How the United States Has Responded

President George W. Bush responded to North Korea’s 2006 nuclear test by vowing to coordinate a UN condemnation of North Korea, warning of the dangers of North Korean nuclear proliferation, and reassuring U.S. allies in Asia that the United States would continue to meet its security commitments in the face of a growing nuclear threat. Bush also reiterated his administration’s commitment to diplomacy, signaling a desire to return to the Six Party Talks.

The talks reconvened in Beijing in December of that year, and, in February 2007, its members reached an agreement on initial actions toward denuclearization. North Korea would declare its nuclear facilities in exchange for the United States easing sanctions and removing it from the U.S. list of state sponsors of terrorism.

 

 

“Absent China’s willingness to cut off its economic lifeline to North Korea, North Korea will continue to survive as a parasite, living off of Chinese fears of its collapse or disappearance.”

 

 

Obama too has consistently said that North Korea’s nuclear testing is unacceptable, repeated the U.S. commitment to defend South Korea, and characterized the nuclear testing as a self-prescription for isolation and, eventually, regime failure.

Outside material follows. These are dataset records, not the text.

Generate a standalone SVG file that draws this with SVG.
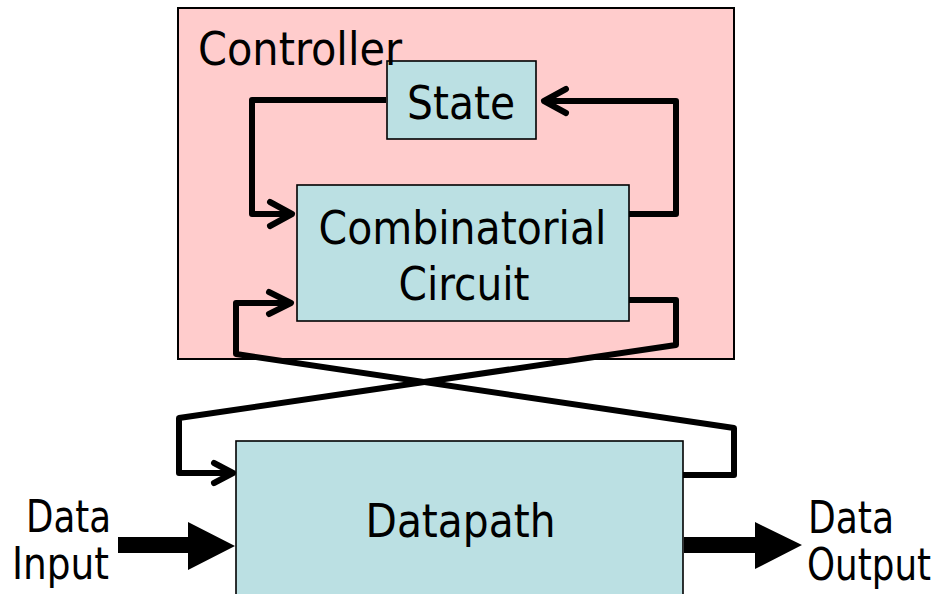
<svg xmlns="http://www.w3.org/2000/svg" width="939" height="594" viewBox="0 0 939 594">
  <style>
    .box { stroke: #000; stroke-width: 1.6; }
    .ctrl { fill: #FFCCCC; stroke: #000; stroke-width: 2; }
    .blue { fill: #BBE0E3; }
    .wire { fill: none; stroke: #000; stroke-width: 6; stroke-linejoin: round; stroke-linecap: butt; }
    .head { fill: none; stroke: #000; stroke-width: 6; stroke-linejoin: round; stroke-linecap: round; }
    .big { fill: #000; }
    text { font-family: "DejaVu Sans Condensed", "DejaVu Sans", sans-serif; font-stretch: condensed; font-size: 47px; fill: #000; }
    .side { font-size: 44px; }
  </style>
  <rect width="939" height="594" fill="#fff"/>
  <g id="controller">
    <rect class="ctrl" x="178" y="8" width="556" height="351"/>
  </g>
  <g id="state">
    <rect class="box blue" x="387" y="61" width="149" height="78"/>
    <text x="461" y="119" text-anchor="middle" textLength="108" lengthAdjust="spacingAndGlyphs">State</text>
  </g>
  <g id="comb">
    <rect class="box blue" x="297" y="185" width="332" height="136"/>
    <text x="462.5" y="244" text-anchor="middle" textLength="288" lengthAdjust="spacingAndGlyphs">Combinatorial</text>
    <text x="464" y="300" text-anchor="middle" textLength="131" lengthAdjust="spacingAndGlyphs">Circuit</text>
  </g>
  <g id="datapath">
    <rect class="box blue" x="236" y="441" width="447" height="160"/>
    <text x="460.5" y="537" text-anchor="middle" textLength="190" lengthAdjust="spacingAndGlyphs">Datapath</text>
  </g>
  <g id="connectors">
    <path class="wire" d="M386,100 H252 V214 H290"/>
    <path class="head" d="M270,202 L292,214 L270,226"/>
    <path class="wire" d="M629,214 H676 V101 H546"/>
    <path class="head" d="M566,89 L544,101 L566,113"/>
    <path class="wire" d="M629,300 H676 V345 L179,418 V473 H231"/>
    <path class="head" d="M214,463 L233,473 L214,483"/>
    <path class="wire" d="M683,475 H734 V428 L236,354 V303 H290"/>
    <path class="head" d="M269,292 L291,303 L269,314"/>
    <polygon class="big" points="118,537 188,537 188,522 235,546 188,570 188,553 118,553"/>
    <polygon class="big" points="684,537 755,537 755,522 802,545 755,569 755,553 684,553"/>
  </g>
  <g id="labels">
    <text x="198" y="65" textLength="204" lengthAdjust="spacingAndGlyphs">Controller</text>
    <text class="side" x="26" y="532" textLength="85" lengthAdjust="spacingAndGlyphs">Data</text>
    <text class="side" x="12" y="579" textLength="97" lengthAdjust="spacingAndGlyphs">Input</text>
    <text class="side" x="808" y="533" textLength="86" lengthAdjust="spacingAndGlyphs">Data</text>
    <text class="side" x="807" y="580" textLength="124" lengthAdjust="spacingAndGlyphs">Output</text>
  </g>
</svg>
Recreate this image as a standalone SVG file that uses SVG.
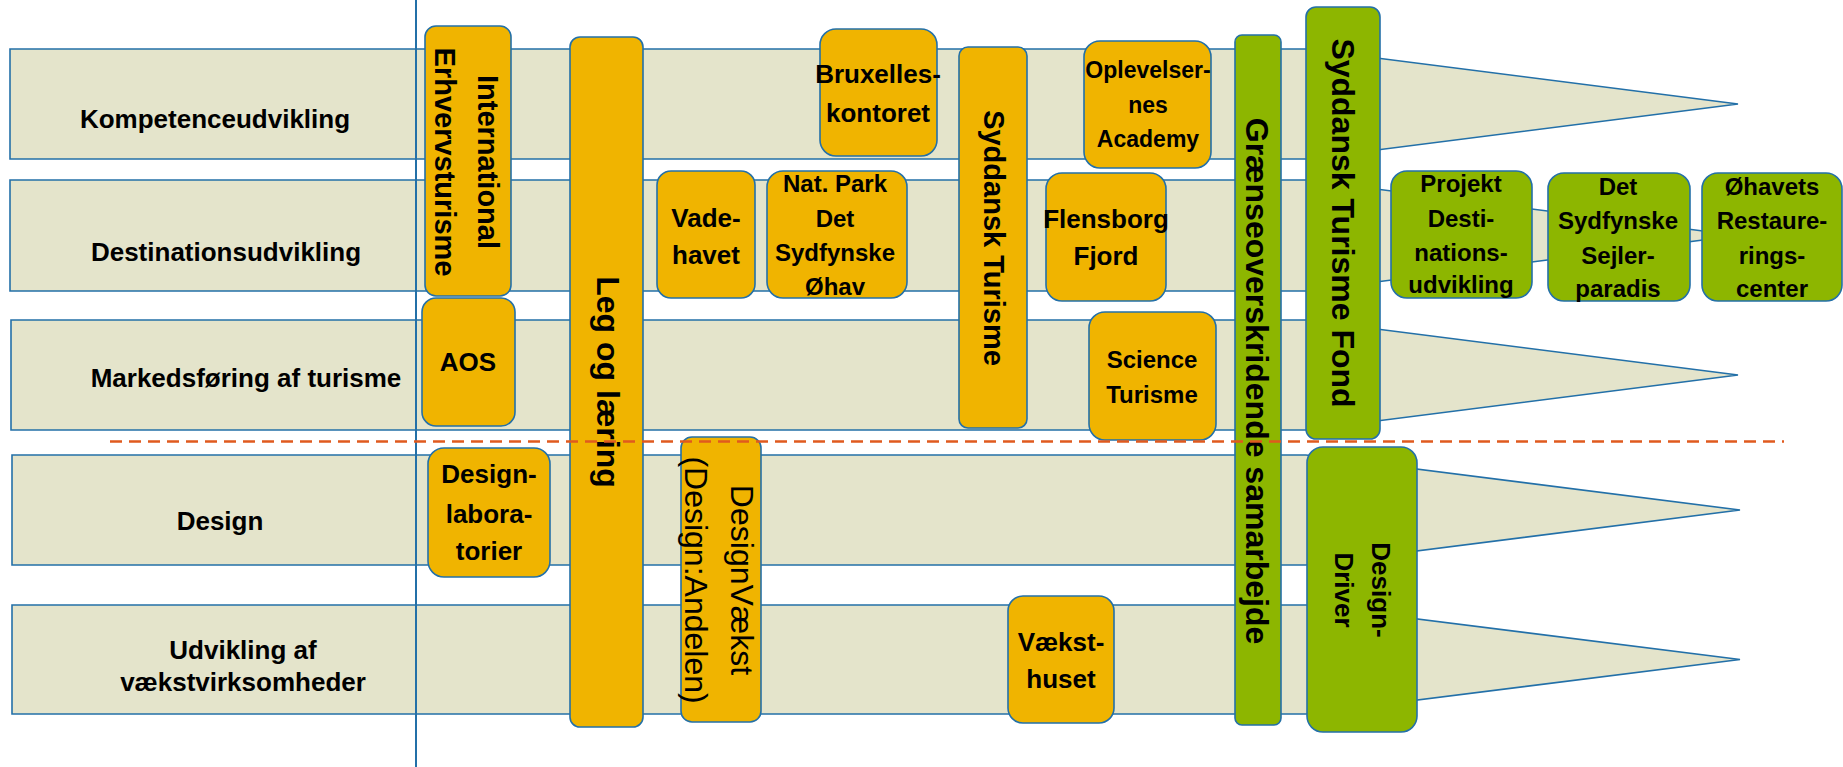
<svg xmlns="http://www.w3.org/2000/svg" width="1843" height="767" viewBox="0 0 1843 767">
<style>
.row{fill:#E4E4CB;stroke:#2370A8;stroke-width:1.6}
.y{fill:#F0B400;stroke:#2370A8;stroke-width:1.6}
.g{fill:#8DB600;stroke:#2370A8;stroke-width:1.6}
.t{font-family:"Liberation Sans",Arial,sans-serif;font-weight:bold;fill:#000;text-anchor:middle}
.r{font-family:"Liberation Sans",Arial,sans-serif;font-weight:normal;fill:#000;text-anchor:middle}
.f26{font-size:26px}.f24{font-size:24px}.f23{font-size:23px}.f29{font-size:29px}.f32{font-size:32px}
</style>
<rect width="1843" height="767" fill="#fff"/>
<g id="rows">
<g id="row-kompetence"><path class="row" d="M10,49 H1306 L1738,104 L1306,159 H10 Z"/><text class="t f26" x="215" y="128">Kompetenceudvikling</text></g>
<g id="row-destination"><path class="row" d="M10,180 H1306 L1738,235.5 L1306,291 H10 Z"/><text class="t f26" x="226" y="261">Destinationsudvikling</text></g>
<g id="row-markedsforing"><path class="row" d="M11,320 H1306 L1738,375 L1306,430 H11 Z"/><text class="t f26" x="246" y="387">Markedsføring af turisme</text></g>
<g id="row-design"><path class="row" d="M12,455 H1306 L1740,510 L1306,565 H12 Z"/><text class="t f26" x="220" y="530">Design</text></g>
<g id="row-udvikling"><path class="row" d="M12,605 H1306 L1740,659.5 L1306,714 H12 Z"/><text class="t f26" x="243" y="659">Udvikling af</text><text class="t f26" x="243" y="691">vækstvirksomheder</text></g>
</g>
<g id="connectors">
<line x1="416" y1="0" x2="416" y2="767" stroke="#2370A8" stroke-width="2"/>
</g>
<g id="n-international"><rect class="y" x="425" y="26" width="86" height="270" rx="11"/><text class="t f29" transform="translate(478,162) rotate(90)"><tspan x="0" y="0">International</tspan><tspan x="0" y="43">Erhvervsturisme</tspan></text></g>
<g id="n-aos"><rect class="y" x="422" y="298" width="93" height="128" rx="14"/><text class="t f26" x="468" y="371">AOS</text></g>
<g id="n-leg"><rect class="y" x="570" y="37" width="73" height="690" rx="10"/><text class="t f32" transform="translate(597,382) rotate(90)">Leg og læring</text></g>
<g id="n-bruxelles"><rect class="y" x="820" y="29" width="117" height="127" rx="16"/><text class="t f26" x="878" y="83">Bruxelles-</text><text class="t f26" x="878" y="122">kontoret</text></g>
<g id="n-syddansk-turisme"><rect class="y" x="959" y="47" width="68" height="381" rx="9"/><text class="t f29" transform="translate(984,238) rotate(90)">Syddansk Turisme</text></g>
<g id="n-oplevelser"><rect class="y" x="1084" y="41" width="127" height="127" rx="16"/><text class="t f23" x="1148" y="78">Oplevelser-</text><text class="t f23" x="1148" y="113">nes</text><text class="t f23" x="1148" y="147">Academy</text></g>
<g id="n-vadehavet"><rect class="y" x="657" y="171" width="98" height="127" rx="14"/><text class="t f26" x="706" y="227">Vade-</text><text class="t f26" x="706" y="264">havet</text></g>
<g id="n-natpark"><rect class="y" x="767" y="171" width="140" height="127" rx="16"/><text class="t f24" x="835" y="192">Nat. Park</text><text class="t f24" x="835" y="227">Det</text><text class="t f24" x="835" y="261">Sydfynske</text><text class="t f24" x="835" y="295">Øhav</text></g>
<g id="n-flensborg"><rect class="y" x="1046" y="173" width="120" height="128" rx="16"/><text class="t f26" x="1106" y="228">Flensborg</text><text class="t f26" x="1106" y="265">Fjord</text></g>
<g id="n-science"><rect class="y" x="1089" y="312" width="127" height="128" rx="16"/><text class="t f24" x="1152" y="368">Science</text><text class="t f24" x="1152" y="403">Turisme</text></g>
<g id="n-designlab"><rect class="y" x="428" y="448" width="122" height="129" rx="16"/><text class="t f26" x="489" y="483">Design-</text><text class="t f26" x="489" y="523">labora-</text><text class="t f26" x="489" y="560">torier</text></g>
<g id="n-designvaekst"><rect class="y" x="681" y="437" width="80" height="285" rx="11"/><text class="r f32" transform="translate(731,580) rotate(90)"><tspan x="0" y="0">DesignVækst</tspan><tspan x="0" y="46">(Design:Andelen)</tspan></text></g>
<g id="n-vaeksthuset"><rect class="y" x="1008" y="596" width="106" height="127" rx="15"/><text class="t f26" x="1061" y="651">Vækst-</text><text class="t f26" x="1061" y="688">huset</text></g>
<g id="n-graense"><rect class="g" x="1235" y="35" width="46" height="690" rx="7"/><text class="t f32" transform="translate(1246,381) rotate(90)">Grænseoverskridende samarbejde</text></g>
<g id="n-fond"><rect class="g" x="1306" y="7" width="74" height="432" rx="10"/><text class="t f32" transform="translate(1332,223) rotate(90)">Syddansk Turisme Fond</text></g>
<g id="n-projekt"><rect class="g" x="1391" y="171" width="141" height="127" rx="16"/><text class="t f24" x="1461" y="192">Projekt</text><text class="t f24" x="1461" y="227">Desti-</text><text class="t f24" x="1461" y="261">nations-</text><text class="t f24" x="1461" y="293">udvikling</text></g>
<g id="n-sejlerparadis"><rect class="g" x="1548" y="173" width="142" height="128" rx="16"/><text class="t f24" x="1618" y="195">Det</text><text class="t f24" x="1618" y="229">Sydfynske</text><text class="t f24" x="1618" y="264">Sejler-</text><text class="t f24" x="1618" y="297">paradis</text></g>
<g id="n-ohavets"><rect class="g" x="1702" y="173" width="140" height="128" rx="16"/><text class="t f24" x="1772" y="195">Øhavets</text><text class="t f24" x="1772" y="229">Restaure-</text><text class="t f24" x="1772" y="264">rings-</text><text class="t f24" x="1772" y="297">center</text></g>
<g id="n-designdriver"><rect class="g" x="1307" y="447" width="110" height="285" rx="16"/><text class="t f26" transform="translate(1372,590) rotate(90)"><tspan x="0" y="0">Design-</tspan><tspan x="0" y="37.5">Driver</tspan></text></g>
<g id="divider">
<line x1="110" y1="441.5" x2="1784" y2="441.5" stroke="#E05A1E" stroke-width="2.6" stroke-dasharray="12 7"/>
</g>
</svg>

U.S. allies, including Japan and South Korea, have consistently sought assurances that the United States will honor its commitments to defend against North Korean nuclear weapons. Meanwhile, China has promoted a return to diplomatic negotiations. In response to North Korea’s first nuclear test, Chinese State Councilor Tang Jiaxuan traveled to Pyongyang to facilitate North Korea’s return to the negotiating table. These mediation efforts have foundered, however, since North Korea abandoned the Six Party Talks in 2008. In the process, the DPRK also discarded the “action-for-action” approach that had been embraced by the Six Party Talks, in which it would denuclearize in exchange for normalized diplomatic relations with the United States. Instead, North Korea insisted that the United States abandon its hostility toward its regime as a prerequisite for arms-control discussions. This has shut down prospects for renewed negotiations.

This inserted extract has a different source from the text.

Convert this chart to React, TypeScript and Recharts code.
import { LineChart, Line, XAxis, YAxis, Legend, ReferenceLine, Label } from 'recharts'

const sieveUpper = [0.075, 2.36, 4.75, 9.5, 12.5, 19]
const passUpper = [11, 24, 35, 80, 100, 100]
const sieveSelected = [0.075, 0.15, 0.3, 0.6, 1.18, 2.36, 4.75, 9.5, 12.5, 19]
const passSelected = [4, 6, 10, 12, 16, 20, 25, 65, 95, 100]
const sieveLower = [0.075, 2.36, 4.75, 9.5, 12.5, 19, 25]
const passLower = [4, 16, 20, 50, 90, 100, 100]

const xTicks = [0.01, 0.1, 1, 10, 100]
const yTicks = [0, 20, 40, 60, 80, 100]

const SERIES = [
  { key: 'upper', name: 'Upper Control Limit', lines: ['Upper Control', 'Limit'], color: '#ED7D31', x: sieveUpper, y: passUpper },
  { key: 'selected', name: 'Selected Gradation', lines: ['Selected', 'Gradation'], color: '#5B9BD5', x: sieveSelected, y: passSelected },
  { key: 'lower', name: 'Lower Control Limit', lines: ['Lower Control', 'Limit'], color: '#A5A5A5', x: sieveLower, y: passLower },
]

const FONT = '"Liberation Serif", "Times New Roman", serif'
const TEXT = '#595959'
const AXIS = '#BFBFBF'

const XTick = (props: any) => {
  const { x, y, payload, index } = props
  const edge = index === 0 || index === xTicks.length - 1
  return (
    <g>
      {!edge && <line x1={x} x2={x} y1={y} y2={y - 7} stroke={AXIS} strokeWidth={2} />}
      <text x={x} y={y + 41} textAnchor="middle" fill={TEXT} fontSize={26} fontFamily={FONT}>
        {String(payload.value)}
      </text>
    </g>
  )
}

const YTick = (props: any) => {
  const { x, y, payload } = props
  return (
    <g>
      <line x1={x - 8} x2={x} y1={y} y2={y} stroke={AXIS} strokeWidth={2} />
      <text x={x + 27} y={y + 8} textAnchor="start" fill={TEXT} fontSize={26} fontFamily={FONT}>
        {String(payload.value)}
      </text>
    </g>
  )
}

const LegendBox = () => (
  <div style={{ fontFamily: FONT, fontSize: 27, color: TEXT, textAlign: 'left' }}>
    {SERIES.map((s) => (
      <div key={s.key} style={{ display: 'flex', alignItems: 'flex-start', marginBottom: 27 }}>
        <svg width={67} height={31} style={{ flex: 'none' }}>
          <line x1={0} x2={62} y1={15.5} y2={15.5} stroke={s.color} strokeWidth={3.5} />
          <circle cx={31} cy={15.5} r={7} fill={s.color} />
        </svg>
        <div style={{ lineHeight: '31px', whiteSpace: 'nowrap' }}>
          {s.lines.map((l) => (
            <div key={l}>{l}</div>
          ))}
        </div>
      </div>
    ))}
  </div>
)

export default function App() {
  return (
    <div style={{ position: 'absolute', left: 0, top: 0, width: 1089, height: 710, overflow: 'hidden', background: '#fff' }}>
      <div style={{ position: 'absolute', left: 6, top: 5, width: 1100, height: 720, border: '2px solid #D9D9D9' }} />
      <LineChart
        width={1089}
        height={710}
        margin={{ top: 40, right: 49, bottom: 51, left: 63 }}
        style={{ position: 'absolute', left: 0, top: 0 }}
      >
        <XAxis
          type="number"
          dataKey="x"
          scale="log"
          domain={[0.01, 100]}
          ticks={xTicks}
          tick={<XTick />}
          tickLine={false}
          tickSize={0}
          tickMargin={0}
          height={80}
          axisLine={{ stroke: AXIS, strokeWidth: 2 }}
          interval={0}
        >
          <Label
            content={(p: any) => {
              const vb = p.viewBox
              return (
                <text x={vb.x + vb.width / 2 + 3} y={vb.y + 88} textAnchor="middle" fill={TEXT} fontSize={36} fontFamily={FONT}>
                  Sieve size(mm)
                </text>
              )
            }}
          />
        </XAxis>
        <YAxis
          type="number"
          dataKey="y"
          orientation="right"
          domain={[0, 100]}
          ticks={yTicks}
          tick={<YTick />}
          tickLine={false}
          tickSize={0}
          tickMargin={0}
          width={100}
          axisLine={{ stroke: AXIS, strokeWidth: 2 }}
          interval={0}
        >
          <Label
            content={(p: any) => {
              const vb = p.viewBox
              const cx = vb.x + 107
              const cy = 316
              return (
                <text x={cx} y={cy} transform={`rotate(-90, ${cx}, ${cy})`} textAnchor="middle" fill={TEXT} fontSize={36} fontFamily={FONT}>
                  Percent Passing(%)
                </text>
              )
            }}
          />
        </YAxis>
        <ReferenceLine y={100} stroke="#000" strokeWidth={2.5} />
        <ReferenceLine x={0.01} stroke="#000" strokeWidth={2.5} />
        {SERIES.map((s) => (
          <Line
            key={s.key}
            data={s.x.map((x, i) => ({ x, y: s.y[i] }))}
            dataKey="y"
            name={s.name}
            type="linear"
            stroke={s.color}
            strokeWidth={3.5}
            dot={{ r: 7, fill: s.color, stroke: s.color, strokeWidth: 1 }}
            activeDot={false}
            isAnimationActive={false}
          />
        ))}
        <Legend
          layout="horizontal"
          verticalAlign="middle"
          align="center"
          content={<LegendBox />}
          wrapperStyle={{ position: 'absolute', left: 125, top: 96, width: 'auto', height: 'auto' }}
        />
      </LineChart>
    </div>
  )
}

North Korea’s Efforts to Shape U.S. Choices

North Korea’s nuclear sprint in 2016 appears designed to gain survivability of its nuclear deterrent. It also seems to reinforce the country’s intention to develop a direct-strike capability on the United States to overcome Pyongyang’s vulnerabilities and reframe the U.S.-DPRK relationship as one between two nuclear powers. North Korea believes this sprint will enable it to:

1)      reduce its remaining vulnerabilities from its currently limited nuclear deterrent vis-à-vis the United States by enhancing the credibility of its threats and the range of a potential strike;

2)      exploit potential South Korean concerns that the United States might abandon its commitment to defend South Korea if it fears that North Korea could conduct a retaliatory nuclear strike on the United States; and

3)      claim to domestic audiences that North Korea has achieved at least one part of its goal of being a “strong and prosperous state” by 2020.

North Korea has long seen U.S. and South Korean political transitions as opportunities to test the mettle of new leaderships as it pursues its strategic objective of winning acquiescence to its status as a nuclear state.

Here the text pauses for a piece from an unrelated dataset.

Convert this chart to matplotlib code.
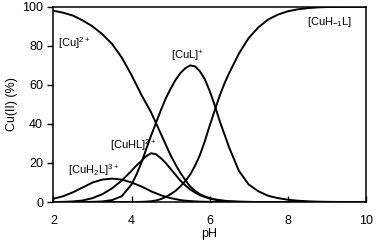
import matplotlib
matplotlib.use("Agg")
from matplotlib import pyplot as plt

plt.rcParams['font.family'] = ['Liberation Sans', 'DejaVu Sans']
plt.rcParams['mathtext.fontset'] = 'custom'
plt.rcParams['mathtext.rm'] = 'Liberation Sans'
plt.rcParams['mathtext.it'] = 'Liberation Sans'

# pH grid (finer where the curves bend most)
ph = [2.0, 2.25, 2.5, 2.75, 3.0, 3.25, 3.5, 3.75,
      4.0, 4.125, 4.25, 4.375, 4.5, 4.625, 4.75, 4.875, 5.0, 5.125, 5.25,
      5.375, 5.5, 5.625, 5.75, 5.875, 6.0, 6.125, 6.25, 6.375, 6.5,
      6.75, 7.0, 7.25, 7.5, 7.75, 8.0, 8.25, 8.5, 8.75, 9.0, 9.5, 10.0]

cu = [98, 97, 95.5, 93, 90, 86, 81, 74,
      65, 60, 55, 50.5, 46, 40.5, 35, 29.5, 24, 19.3, 15,
      11.3, 8, 5.8, 4, 2.9, 2, 1.4, 1, 0.7, 0.4,
      0.2, 0.1, 0, 0, 0, 0, 0, 0, 0, 0, 0, 0]
cuh2l = [1.7, 3, 5, 7.5, 10, 11.5, 12, 11.5,
         10, 9, 8, 6.8, 5.5, 4.5, 3.5, 2.7, 2, 1.5, 1,
         0.7, 0.5, 0.35, 0.2, 0.15, 0.1, 0.05, 0, 0, 0,
         0, 0, 0, 0, 0, 0, 0, 0, 0, 0, 0, 0]
cuhl = [0, 0.1, 0.3, 0.8, 2, 4, 7, 11,
        16, 18.7, 21, 23.5, 25, 24.5, 22.5, 20, 17, 14, 11,
        8.6, 6.5, 4.9, 3.5, 2.6, 1.8, 1.3, 0.8, 0.5, 0.3,
        0.1, 0, 0, 0, 0, 0, 0, 0, 0, 0, 0, 0]
cul = [0, 0, 0, 0, 0.1, 0.3, 1, 3,
       9, 14, 20, 27, 34, 40.5, 47, 53, 58, 62.5, 66,
       68.5, 70, 69.5, 67, 63, 57, 50, 42, 35, 28,
       16, 9, 5.5, 3.2, 2, 1.2, 0.7, 0.4, 0.2, 0.1, 0, 0]
cuh1l = [0, 0, 0, 0, 0, 0, 0, 0,
         0, 0, 0.1, 0.2, 0.4, 0.8, 1.5, 2.6, 4, 5.7, 8,
         10.7, 14, 18.5, 24, 31, 39, 46.5, 54, 60.5, 66,
         76, 84, 89.5, 93.5, 96, 97.7, 98.7, 99.3, 99.7, 99.9, 100, 100]

labels = [r'[Cu]$^{2+}$', r'[CuH$_2$L]$^{3+}$', r'[CuHL]$^{2+}$',
          r'[CuL]$^{+}$', r'[CuH$_{-1}$L]']
label_pos = [(2.12, 77.5), (2.38, 12.5), (3.45, 25), (5.02, 70.5), (8.5, 88.5)]

fig = plt.figure(figsize=(3.78, 2.44), dpi=100)
ax = fig.add_axes([0.1415, 0.172, 0.826, 0.8])

for series in [cu, cuh2l, cuhl, cul, cuh1l]:
    ax.plot(ph, series, color='black', lw=1.4)

for text, (x, y) in zip(labels, label_pos):
    ax.text(x, y, text, fontsize=8, ha='left', va='bottom')

ax.set_xlim(2, 10)
ax.set_ylim(0, 100)
ax.set_xticks([2, 4, 6, 8, 10])
ax.set_yticks([0, 20, 40, 60, 80, 100])
ax.tick_params(axis='x', direction='in', length=4, width=1, labelsize=9, pad=9)
ax.tick_params(axis='y', direction='out', length=4, width=1, labelsize=9)
for s in ax.spines.values():
    s.set_linewidth(1.1)
ax.set_xlabel('pH', fontsize=9, labelpad=1)
ax.set_ylabel('Cu(II) (%)', fontsize=9, labelpad=3)

plt.savefig('out.png', dpi=100)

Kim Jong-un likely believes that he can survive as leader and North Korea will prosper if he can win U.S. acquiescence to a nuclear North Korea, and it is not surprising that he might see this course as a viable pathway forward. After all, North Korea has successfully exploited divisions among the China, South Korea, and the United States for a decade now while steadily improving its nuclear capabilities.

Still, the United States has kept North Korea in the penalty box as an outlier state due to its pursuit of nuclear weapons. But if its goal of North Korea’s denuclearization is indefinitely suspended, the nonproliferation norm embodied by the Nuclear Nonproliferation Treaty will undoubtedly be weakened. Absent China’s willingness to cut off its economic lifeline to North Korea, North Korea will continue to survive as a parasite, living off of Chinese fears of its collapse or disappearance.